--- Dataset excerpts ---
— Begin —
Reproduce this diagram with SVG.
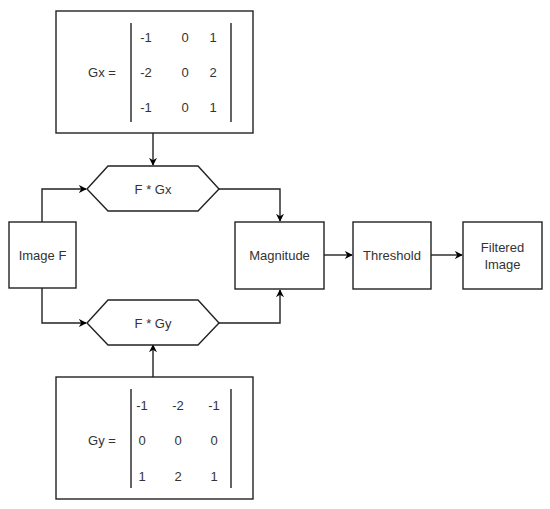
— End —
— Begin —
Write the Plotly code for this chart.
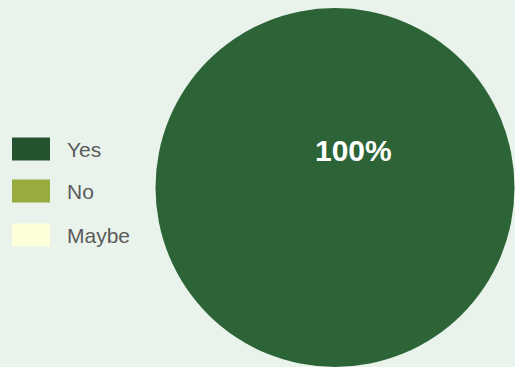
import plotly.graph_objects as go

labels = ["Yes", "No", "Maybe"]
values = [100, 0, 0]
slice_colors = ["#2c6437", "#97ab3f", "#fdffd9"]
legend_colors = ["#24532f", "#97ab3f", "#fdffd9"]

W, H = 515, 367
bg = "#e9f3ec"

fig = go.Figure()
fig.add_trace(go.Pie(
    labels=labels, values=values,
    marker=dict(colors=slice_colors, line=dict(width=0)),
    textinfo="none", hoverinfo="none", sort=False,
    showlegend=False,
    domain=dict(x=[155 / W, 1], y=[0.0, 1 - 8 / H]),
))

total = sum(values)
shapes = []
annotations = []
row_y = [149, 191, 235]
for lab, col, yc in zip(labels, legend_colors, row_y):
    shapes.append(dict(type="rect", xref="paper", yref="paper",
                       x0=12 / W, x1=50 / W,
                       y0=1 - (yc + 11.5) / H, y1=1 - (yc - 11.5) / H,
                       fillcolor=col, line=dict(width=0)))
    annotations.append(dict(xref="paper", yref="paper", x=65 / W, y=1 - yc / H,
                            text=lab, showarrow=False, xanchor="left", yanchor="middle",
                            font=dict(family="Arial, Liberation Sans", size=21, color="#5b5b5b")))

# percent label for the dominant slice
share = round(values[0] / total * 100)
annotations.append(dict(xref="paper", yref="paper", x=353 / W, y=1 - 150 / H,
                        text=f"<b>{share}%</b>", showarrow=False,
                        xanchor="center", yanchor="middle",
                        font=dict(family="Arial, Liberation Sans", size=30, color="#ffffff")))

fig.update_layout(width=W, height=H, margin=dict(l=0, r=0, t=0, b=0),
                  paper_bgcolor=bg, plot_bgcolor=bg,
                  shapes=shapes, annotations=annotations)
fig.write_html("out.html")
— End —
--- Instructions to follow ---
Respond with the number of lines containing "this" and no additional words.

--- Reply ---
2